I never thought I’d be the kind of man who measured the health of his marriage in silence and distance, but here we are.

It’s been almost a year since my wife and I were intimate. No fights about it, no dramatic refusals—just quiet avoidance. Every time I reach for her at night, she rolls over. Every time I try to kiss her longer than a peck, she stiffens. I’ve asked, I’ve begged, I’ve even suggested counseling. The answer is always the same: *“I’m just not in the mood. Don’t pressure me.”*

At first, I thought it was stress. Work, kids, the grind of everyday life.
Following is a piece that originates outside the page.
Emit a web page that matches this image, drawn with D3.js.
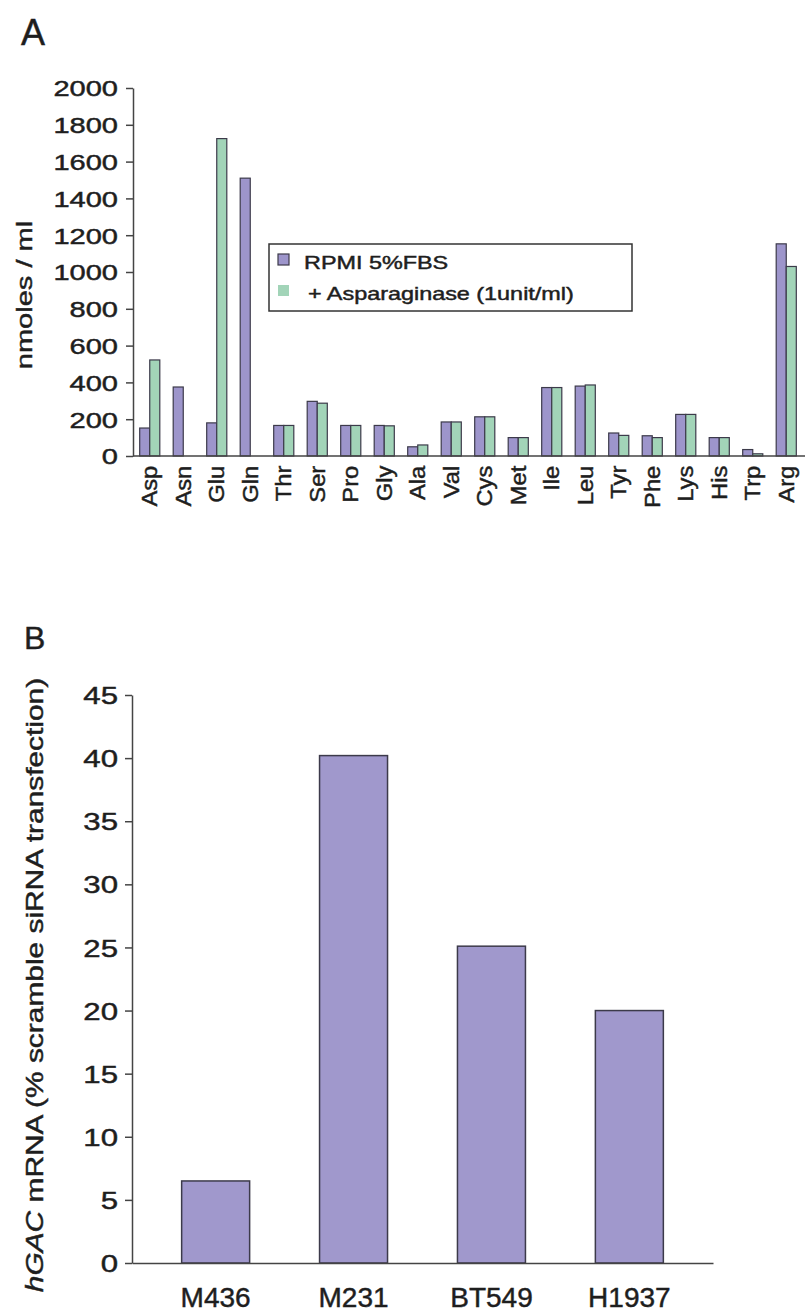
<!DOCTYPE html>
<html>
<head>
<meta charset="utf-8">
<script src="https://cdn.jsdelivr.net/npm/d3@7"></script>
<style>
  body { margin: 0; background: #fff; }
  svg { display: block; font-family: "Liberation Sans", Arial, sans-serif; }
  .axis path, .axis line { stroke: #444; stroke-width: 1.5; }
  text { fill: #1e1e1e; stroke: #1e1e1e; stroke-width: 0.45px; }
</style>
</head>
<body>
<svg id="chart" width="805" height="1313"></svg>
<script>
// panel A: amino acids in medium
const aminoAcids = ['Asp', 'Asn', 'Glu', 'Gln', 'Thr', 'Ser', 'Pro', 'Gly', 'Ala', 'Val',
  'Cys', 'Met', 'Ile', 'Leu', 'Tyr', 'Phe', 'Lys', 'His', 'Trp', 'Arg'];
const rpmiValues = [152, 375, 180, 1510, 166, 297, 166, 166, 50, 185,
  213, 100, 372, 380, 125, 110, 226, 100, 35, 1153];
const asparaginaseValues = [522, 0, 1725, 0, 166, 287, 166, 164, 60, 185,
  213, 100, 372, 386, 112, 100, 226, 100, 12, 1030];
const seriesNames = ['RPMI 5%FBS', '+ Asparaginase (1unit/ml)'];
const yTicksA = d3.range(0, 2001, 200);

// panel B: hGAC knockdown
const cellLines = ['M436', 'M231', 'BT549', 'H1937'];
const gacValues = [6.5, 40.2, 25.1, 20.0];
const yTicksB = d3.range(0, 46, 5);

const blue = '#9d95cb';
const green = '#a2d4b8';
const barStroke = '#3c3a4a';

const svg = d3.select('#chart');

// text is drawn wide in the original, stretch along reading direction
function stretch(sel, sx) {
  sel.each(function() {
    const t = d3.select(this);
    const x = +t.attr('x') || 0;
    t.attr('x', x / sx).attr('transform', `scale(${sx},1)`);
  });
}

// ---------- A ----------
svg.append('text').attr('x', 21).attr('y', 45).style('font-size', '36px').text('A');

const yA = d3.scaleLinear().domain([0, 2000]).range([456, 88]);
const xA = d3.scaleBand().domain(aminoAcids).range([133, 803]).paddingInner(0.4).paddingOuter(0.2);
const xSeries = d3.scaleBand().domain([0, 1]).range([0, xA.bandwidth()]);

const gA = svg.append('g');
const yAxisA = gA.append('g').classed('axis', true)
  .attr('transform', 'translate(133,0)')
  .call(d3.axisLeft(yA).tickValues(yTicksA).tickFormat(d3.format('d'))
    .tickSizeInner(7).tickSizeOuter(0).tickPadding(8));
yAxisA.selectAll('text').style('font-size', '22px').attr('dy', '0.36em');
stretch(yAxisA.selectAll('text'), 1.32);

const rowsA = aminoAcids.map((name, i) => ({ name, values: [rpmiValues[i], asparaginaseValues[i]] }));
gA.append('g')
  .selectAll('g')
  .data(rowsA)
  .enter()
  .append('g')
  .attr('transform', d => `translate(${xA(d.name)},0)`)
  .selectAll('rect')
  .data(d => d.values.map((v, k) => ({ v, k })).filter(d => d.v > 0))
  .enter()
  .append('rect')
  .attr('x', d => xSeries(d.k))
  .attr('width', xSeries.bandwidth())
  .attr('y', d => yA(d.v))
  .attr('height', d => yA(0) - yA(d.v))
  .attr('fill', d => (d.k === 0 ? blue : green))
  .attr('stroke', barStroke)
  .attr('stroke-width', 1.2);

const xAxisA = gA.append('g').classed('axis', true)
  .attr('transform', 'translate(0,456)')
  .call(d3.axisBottom(xA).tickSize(0).tickPadding(0));
xAxisA.select('.domain').attr('d', 'M133,0H805');
xAxisA.selectAll('text')
  .style('font-size', '22px')
  .attr('text-anchor', 'end')
  .attr('x', -9)
  .attr('y', 0)
  .attr('dy', '0.35em')
  .attr('transform', 'rotate(-90) scale(1.08,1)');

svg.append('text')
  .attr('transform', 'translate(32,295) rotate(-90) scale(1.32,1)')
  .attr('text-anchor', 'middle')
  .style('font-size', '22px')
  .text('nmoles / ml');

// legend
const legend = svg.append('g');
legend.append('rect')
  .attr('x', 269).attr('y', 244).attr('width', 363).attr('height', 67)
  .attr('fill', '#fff').attr('stroke', '#333').attr('stroke-width', 1.5);
const legendItems = legend.selectAll('g.item')
  .data(seriesNames)
  .enter()
  .append('g')
  .classed('item', true)
  .attr('transform', (d, i) => `translate(278,${254 + i * 31})`);
legendItems.append('rect')
  .attr('width', 11).attr('height', 11)
  .attr('fill', (d, i) => (i === 0 ? blue : green))
  .attr('stroke', (d, i) => (i === 0 ? barStroke : 'none'))
  .attr('stroke-width', 1.2);
legendItems.append('text')
  .attr('x', (d, i) => (i === 0 ? 26 : 30))
  .attr('y', 15)
  .style('font-size', '18px')
  .text(d => d);
stretch(legendItems.selectAll('text'), 1.3);

// ---------- B ----------
svg.append('text').attr('x', 24).attr('y', 649).style('font-size', '32px').text('B');

const yB = d3.scaleLinear().domain([0, 45]).range([1263, 695]);
const xB = d3.scaleBand().domain(cellLines).range([132, 713]).paddingInner(0.507).paddingOuter(0.36);

const gB = svg.append('g');
gB.append('g')
  .selectAll('rect')
  .data(cellLines)
  .enter()
  .append('rect')
  .attr('x', d => xB(d))
  .attr('width', xB.bandwidth())
  .attr('y', (d, i) => yB(gacValues[i]))
  .attr('height', (d, i) => yB(0) - yB(gacValues[i]))
  .attr('fill', '#a098cc')
  .attr('stroke', barStroke)
  .attr('stroke-width', 1.5);

const yAxisB = gB.append('g').classed('axis', true)
  .attr('transform', 'translate(132,0)')
  .call(d3.axisLeft(yB).tickValues(yTicksB).tickSizeInner(7).tickSizeOuter(0).tickPadding(7));
yAxisB.selectAll('text').style('font-size', '24px').attr('dy', '0.36em');
stretch(yAxisB.selectAll('text'), 1.3);

const xAxisB = gB.append('g').classed('axis', true)
  .attr('transform', 'translate(0,1263)')
  .call(d3.axisBottom(xB).tickSize(0).tickPadding(24));
xAxisB.selectAll('text').style('font-size', '28px');

const yLabelB = svg.append('text')
  .attr('transform', 'translate(43,985) rotate(-90) scale(1.3,1)')
  .attr('text-anchor', 'middle')
  .style('font-size', '23px');
yLabelB.append('tspan').style('font-style', 'italic').text('hGAC');
yLabelB.append('tspan').text(' mRNA (% scramble siRNA transfection)');
</script>
</body>
</html>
But months turned into a year, and nothing changed. Except me. I went from hopeful to resentful. From patient to bitter.

Last week, I finally confronted her. I said, “We can’t keep living like roommates. I need to feel close to you.”

She barely looked up from her phone. “So what? You think sex is the only thing that makes a marriage?”

“No,” I said carefully. “But it’s part of it. It’s connection, it’s intimacy, it’s knowing we still *want* each other.”

She put her phone down and looked at me like I was a stranger. “I’m not interested. At all. And you’ll just have to accept that if you love me. Because I expect you to be faithful regardless.”

Those words crushed me. Not because she admitted she didn’t want me—but because she still demanded I give her everything while she gave me nothing.

We sat in silence for a long time. Finally, I said, “So you want me to stay loyal, even if you’ve already checked out?”

“It’s called commitment,” she said flatly.

But to me, it felt like a prison sentence.

That night, lying awake beside her while she scrolled on her phone, I realized something I never wanted to admit: I was already gone. Not in body, but in spirit.

The next morning, I packed a bag.

She woke up, startled. “Where are you going?”

I looked at her calmly. “To find a marriage where love doesn’t mean starvation. I stayed loyal to a woman who stopped choosing me, and that’s not loyalty—it’s self-destruction.”

Her eyes filled with tears. “So you’re leaving me over sex?”

I shook my head. “No. I’m leaving because you stopped seeing me as a man, as a partner. You wanted my loyalty without giving me intimacy, and that’s not marriage—it’s control.”

Then I walked out the door, suitcase in hand.